* Given exercise
Copy exactly the lines from the one containing "Write the matplotlib code for this chart." through the one containing "from matplotlib.ticker import MultipleLocator", both included, and nothing else.
* begin *
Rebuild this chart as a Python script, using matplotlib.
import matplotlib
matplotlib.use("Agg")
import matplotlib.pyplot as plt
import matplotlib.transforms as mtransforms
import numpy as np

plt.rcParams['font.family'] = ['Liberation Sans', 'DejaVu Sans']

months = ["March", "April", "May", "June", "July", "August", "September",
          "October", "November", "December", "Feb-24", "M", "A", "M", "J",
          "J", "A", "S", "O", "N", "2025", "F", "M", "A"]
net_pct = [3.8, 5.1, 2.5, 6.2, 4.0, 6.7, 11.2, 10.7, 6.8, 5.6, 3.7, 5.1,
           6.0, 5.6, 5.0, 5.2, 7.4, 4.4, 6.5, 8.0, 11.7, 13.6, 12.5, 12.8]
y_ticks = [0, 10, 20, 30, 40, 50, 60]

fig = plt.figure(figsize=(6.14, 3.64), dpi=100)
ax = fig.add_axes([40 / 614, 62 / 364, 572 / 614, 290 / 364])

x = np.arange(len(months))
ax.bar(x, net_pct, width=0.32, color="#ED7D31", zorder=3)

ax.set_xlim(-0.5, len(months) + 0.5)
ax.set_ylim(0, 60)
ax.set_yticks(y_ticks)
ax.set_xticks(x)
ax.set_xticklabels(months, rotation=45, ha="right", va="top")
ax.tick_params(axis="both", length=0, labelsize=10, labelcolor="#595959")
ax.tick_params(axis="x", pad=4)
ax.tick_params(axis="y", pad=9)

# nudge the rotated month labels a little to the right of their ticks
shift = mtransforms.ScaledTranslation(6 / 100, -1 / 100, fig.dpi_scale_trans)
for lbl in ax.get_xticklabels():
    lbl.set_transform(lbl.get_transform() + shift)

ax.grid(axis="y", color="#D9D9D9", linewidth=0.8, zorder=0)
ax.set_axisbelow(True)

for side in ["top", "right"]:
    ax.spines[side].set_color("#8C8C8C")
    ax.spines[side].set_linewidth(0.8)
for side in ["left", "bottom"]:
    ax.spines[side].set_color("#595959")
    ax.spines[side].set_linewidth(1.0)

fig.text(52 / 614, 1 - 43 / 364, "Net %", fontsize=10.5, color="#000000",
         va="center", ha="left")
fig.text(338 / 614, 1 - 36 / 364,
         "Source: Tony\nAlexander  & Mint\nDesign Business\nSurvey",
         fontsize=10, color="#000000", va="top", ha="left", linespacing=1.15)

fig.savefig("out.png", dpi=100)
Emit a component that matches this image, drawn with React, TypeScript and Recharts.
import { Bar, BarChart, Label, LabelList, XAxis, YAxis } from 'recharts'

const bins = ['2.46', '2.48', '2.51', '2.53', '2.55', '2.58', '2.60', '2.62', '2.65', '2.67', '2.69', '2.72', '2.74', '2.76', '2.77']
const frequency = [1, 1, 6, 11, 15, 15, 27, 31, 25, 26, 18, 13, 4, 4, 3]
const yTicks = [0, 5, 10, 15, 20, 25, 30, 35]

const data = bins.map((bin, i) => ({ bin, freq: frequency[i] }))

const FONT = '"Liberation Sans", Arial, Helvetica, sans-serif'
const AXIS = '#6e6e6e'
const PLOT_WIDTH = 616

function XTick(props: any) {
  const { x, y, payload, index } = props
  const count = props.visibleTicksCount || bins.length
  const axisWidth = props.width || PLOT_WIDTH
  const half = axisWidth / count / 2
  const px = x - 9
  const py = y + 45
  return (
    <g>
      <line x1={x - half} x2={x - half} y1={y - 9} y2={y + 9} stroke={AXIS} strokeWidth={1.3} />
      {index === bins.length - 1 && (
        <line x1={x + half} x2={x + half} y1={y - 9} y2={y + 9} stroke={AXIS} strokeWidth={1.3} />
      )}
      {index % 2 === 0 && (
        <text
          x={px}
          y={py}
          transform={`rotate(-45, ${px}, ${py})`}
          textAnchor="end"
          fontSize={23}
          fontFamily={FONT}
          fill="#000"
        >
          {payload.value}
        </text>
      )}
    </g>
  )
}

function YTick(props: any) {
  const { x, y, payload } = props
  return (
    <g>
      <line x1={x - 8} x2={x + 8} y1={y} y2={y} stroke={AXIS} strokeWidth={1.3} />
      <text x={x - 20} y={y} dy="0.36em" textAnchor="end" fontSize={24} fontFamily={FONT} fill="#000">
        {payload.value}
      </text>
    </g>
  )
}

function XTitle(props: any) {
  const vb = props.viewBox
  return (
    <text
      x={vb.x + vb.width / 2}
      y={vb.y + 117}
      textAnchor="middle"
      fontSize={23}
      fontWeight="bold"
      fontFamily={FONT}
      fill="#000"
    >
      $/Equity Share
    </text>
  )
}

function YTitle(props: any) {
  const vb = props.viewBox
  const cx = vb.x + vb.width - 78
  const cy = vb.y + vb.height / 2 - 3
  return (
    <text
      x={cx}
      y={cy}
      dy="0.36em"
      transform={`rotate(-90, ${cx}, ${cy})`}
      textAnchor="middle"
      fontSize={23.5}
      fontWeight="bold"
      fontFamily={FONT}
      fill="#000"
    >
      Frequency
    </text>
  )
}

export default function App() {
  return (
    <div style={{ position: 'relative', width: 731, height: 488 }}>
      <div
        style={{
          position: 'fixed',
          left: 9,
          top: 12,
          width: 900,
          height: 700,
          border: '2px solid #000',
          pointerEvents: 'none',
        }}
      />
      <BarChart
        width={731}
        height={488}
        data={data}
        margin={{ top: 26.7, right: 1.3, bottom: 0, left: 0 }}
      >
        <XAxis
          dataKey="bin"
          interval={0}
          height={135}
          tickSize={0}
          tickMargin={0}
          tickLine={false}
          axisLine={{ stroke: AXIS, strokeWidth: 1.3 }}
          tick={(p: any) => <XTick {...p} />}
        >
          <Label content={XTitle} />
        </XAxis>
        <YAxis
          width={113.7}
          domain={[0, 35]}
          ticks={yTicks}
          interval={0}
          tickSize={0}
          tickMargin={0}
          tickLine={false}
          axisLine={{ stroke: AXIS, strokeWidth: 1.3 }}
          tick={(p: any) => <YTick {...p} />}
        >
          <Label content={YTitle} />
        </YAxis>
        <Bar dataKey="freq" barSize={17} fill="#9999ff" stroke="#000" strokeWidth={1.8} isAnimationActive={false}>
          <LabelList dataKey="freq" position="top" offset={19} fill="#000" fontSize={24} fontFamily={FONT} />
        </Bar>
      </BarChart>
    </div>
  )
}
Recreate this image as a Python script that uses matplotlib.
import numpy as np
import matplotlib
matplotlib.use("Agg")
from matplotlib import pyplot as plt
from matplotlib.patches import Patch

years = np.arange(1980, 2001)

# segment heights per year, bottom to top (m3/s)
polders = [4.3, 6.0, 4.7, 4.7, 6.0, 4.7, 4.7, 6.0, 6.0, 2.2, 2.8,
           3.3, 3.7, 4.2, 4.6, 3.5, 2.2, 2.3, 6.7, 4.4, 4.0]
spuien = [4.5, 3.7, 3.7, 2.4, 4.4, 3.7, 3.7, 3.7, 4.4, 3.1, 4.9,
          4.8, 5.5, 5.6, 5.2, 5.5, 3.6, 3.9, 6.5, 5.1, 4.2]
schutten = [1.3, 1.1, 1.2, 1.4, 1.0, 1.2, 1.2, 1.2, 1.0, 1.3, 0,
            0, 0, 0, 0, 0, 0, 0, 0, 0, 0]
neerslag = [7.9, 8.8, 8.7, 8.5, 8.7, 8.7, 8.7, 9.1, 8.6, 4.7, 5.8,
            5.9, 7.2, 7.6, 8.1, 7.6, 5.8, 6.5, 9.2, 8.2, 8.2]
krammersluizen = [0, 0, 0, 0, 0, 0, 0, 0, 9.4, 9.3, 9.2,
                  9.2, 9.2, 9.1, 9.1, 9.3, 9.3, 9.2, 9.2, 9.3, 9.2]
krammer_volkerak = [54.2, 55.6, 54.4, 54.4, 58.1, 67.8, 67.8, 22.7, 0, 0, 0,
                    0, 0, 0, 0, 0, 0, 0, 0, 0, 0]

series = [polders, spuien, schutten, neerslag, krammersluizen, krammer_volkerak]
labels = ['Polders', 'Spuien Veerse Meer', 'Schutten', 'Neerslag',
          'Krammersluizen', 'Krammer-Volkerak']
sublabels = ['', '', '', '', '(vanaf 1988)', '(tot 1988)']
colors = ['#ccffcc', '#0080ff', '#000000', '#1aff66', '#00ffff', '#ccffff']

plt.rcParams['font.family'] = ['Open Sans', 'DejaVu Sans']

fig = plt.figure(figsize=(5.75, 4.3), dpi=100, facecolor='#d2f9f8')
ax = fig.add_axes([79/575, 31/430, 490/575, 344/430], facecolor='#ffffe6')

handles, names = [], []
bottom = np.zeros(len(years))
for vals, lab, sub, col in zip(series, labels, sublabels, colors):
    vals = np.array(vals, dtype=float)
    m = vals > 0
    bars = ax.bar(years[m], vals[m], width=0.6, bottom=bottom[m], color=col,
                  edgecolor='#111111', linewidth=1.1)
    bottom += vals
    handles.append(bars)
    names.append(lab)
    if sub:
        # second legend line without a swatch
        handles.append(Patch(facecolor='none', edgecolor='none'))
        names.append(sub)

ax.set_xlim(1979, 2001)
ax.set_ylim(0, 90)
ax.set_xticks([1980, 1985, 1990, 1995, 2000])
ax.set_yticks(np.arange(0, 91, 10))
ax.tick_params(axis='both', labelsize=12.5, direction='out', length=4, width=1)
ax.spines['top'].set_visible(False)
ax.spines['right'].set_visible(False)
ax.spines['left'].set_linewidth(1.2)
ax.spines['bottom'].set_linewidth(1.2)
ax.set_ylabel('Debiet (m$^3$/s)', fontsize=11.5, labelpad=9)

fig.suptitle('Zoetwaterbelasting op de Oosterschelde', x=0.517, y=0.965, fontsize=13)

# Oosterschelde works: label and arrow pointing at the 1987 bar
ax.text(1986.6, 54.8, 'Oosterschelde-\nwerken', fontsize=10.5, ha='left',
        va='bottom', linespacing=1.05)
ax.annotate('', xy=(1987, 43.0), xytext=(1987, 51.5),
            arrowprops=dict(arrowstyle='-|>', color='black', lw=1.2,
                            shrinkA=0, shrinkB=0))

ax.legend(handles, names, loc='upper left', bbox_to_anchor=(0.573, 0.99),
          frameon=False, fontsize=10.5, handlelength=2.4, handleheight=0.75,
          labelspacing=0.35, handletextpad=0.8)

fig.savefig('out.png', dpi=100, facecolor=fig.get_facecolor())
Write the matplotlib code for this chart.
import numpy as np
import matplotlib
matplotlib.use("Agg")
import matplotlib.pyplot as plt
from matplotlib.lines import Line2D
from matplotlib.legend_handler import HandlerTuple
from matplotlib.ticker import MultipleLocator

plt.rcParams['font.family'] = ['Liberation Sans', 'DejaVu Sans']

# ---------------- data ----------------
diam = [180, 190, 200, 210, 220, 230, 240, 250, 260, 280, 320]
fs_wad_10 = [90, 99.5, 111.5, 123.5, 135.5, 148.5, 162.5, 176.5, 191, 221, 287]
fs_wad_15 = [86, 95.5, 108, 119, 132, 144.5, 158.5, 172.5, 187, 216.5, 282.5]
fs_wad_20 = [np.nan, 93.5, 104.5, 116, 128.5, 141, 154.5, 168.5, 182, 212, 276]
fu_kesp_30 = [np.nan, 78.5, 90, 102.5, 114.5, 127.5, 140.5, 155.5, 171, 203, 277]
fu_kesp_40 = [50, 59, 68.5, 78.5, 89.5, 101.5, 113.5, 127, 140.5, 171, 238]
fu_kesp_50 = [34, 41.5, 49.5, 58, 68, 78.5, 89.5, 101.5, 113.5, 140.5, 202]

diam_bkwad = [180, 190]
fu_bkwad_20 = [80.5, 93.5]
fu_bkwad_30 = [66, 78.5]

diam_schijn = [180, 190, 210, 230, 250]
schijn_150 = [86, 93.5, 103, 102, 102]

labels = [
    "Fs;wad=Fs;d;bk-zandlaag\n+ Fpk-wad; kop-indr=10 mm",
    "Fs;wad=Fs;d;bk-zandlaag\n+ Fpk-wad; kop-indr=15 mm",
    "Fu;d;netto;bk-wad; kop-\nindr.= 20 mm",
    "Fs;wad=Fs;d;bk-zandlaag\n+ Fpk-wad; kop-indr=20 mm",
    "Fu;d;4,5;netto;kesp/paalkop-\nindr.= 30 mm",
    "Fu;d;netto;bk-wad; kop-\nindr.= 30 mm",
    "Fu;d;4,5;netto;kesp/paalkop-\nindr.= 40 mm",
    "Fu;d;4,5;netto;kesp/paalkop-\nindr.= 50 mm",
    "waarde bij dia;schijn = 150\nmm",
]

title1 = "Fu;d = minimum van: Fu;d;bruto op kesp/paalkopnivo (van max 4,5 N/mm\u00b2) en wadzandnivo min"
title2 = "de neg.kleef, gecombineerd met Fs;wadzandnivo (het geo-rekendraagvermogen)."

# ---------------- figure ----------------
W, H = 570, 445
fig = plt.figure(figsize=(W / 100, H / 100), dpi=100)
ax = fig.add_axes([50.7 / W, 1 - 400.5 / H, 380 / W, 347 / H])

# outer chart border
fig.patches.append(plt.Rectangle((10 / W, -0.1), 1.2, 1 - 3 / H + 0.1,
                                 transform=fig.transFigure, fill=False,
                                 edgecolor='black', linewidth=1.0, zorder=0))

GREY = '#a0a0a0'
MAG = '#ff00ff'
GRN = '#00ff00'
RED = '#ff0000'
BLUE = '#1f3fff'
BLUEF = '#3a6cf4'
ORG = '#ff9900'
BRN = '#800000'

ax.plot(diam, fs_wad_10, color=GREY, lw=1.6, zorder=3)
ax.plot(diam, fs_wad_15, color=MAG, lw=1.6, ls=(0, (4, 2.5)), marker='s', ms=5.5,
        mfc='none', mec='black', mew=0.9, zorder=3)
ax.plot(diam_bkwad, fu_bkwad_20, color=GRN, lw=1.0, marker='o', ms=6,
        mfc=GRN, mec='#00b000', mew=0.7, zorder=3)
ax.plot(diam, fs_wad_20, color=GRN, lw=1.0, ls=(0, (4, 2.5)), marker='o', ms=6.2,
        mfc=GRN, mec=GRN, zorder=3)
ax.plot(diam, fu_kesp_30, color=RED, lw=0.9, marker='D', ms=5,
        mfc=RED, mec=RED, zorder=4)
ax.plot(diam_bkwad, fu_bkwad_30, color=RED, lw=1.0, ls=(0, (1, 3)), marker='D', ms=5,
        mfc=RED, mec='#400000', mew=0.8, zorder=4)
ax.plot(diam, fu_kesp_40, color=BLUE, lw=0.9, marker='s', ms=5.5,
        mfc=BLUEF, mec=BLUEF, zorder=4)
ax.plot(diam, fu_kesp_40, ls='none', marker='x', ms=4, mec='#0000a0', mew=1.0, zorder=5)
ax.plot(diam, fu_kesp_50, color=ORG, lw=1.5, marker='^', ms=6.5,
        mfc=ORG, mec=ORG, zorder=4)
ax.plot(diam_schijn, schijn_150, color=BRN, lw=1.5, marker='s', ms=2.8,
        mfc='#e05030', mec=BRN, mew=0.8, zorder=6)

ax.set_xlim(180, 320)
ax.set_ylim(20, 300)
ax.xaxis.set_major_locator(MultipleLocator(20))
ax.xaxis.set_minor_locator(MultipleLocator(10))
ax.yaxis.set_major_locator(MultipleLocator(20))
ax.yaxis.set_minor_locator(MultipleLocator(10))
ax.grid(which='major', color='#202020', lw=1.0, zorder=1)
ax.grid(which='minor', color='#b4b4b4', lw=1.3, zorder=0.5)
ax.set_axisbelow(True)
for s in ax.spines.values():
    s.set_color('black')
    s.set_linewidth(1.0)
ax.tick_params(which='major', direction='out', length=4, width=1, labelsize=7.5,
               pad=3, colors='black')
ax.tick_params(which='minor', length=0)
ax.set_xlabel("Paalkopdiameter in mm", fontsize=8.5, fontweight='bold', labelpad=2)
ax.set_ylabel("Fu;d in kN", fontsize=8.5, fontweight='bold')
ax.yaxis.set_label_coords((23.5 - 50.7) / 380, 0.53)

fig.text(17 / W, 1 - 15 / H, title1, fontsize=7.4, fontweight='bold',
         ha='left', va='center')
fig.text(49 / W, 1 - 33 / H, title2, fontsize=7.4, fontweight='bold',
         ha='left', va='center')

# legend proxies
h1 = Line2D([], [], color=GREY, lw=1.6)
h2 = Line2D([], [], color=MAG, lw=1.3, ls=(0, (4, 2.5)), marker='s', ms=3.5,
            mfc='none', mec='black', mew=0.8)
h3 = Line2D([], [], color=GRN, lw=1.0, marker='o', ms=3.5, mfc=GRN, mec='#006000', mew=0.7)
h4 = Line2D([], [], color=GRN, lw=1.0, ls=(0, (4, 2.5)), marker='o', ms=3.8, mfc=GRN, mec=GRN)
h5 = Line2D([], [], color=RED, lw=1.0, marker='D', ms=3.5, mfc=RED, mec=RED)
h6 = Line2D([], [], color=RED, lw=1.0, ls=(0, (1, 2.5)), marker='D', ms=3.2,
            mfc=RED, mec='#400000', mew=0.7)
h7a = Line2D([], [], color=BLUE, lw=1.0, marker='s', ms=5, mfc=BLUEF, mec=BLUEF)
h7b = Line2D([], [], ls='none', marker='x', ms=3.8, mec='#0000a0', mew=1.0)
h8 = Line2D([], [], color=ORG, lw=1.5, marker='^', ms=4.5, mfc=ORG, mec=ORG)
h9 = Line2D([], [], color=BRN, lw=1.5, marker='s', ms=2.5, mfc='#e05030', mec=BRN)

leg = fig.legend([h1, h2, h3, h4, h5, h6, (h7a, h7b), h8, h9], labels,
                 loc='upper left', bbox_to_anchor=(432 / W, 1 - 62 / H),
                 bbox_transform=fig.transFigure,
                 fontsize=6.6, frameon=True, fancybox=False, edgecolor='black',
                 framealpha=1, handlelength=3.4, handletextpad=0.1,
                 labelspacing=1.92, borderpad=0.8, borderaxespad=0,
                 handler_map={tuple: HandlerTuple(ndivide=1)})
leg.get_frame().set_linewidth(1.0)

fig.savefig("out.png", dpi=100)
* end *
* Answer to the task
Write the matplotlib code for this chart.
import numpy as np
import matplotlib
matplotlib.use("Agg")
import matplotlib.pyplot as plt
from matplotlib.lines import Line2D
from matplotlib.legend_handler import HandlerTuple
from matplotlib.ticker import MultipleLocator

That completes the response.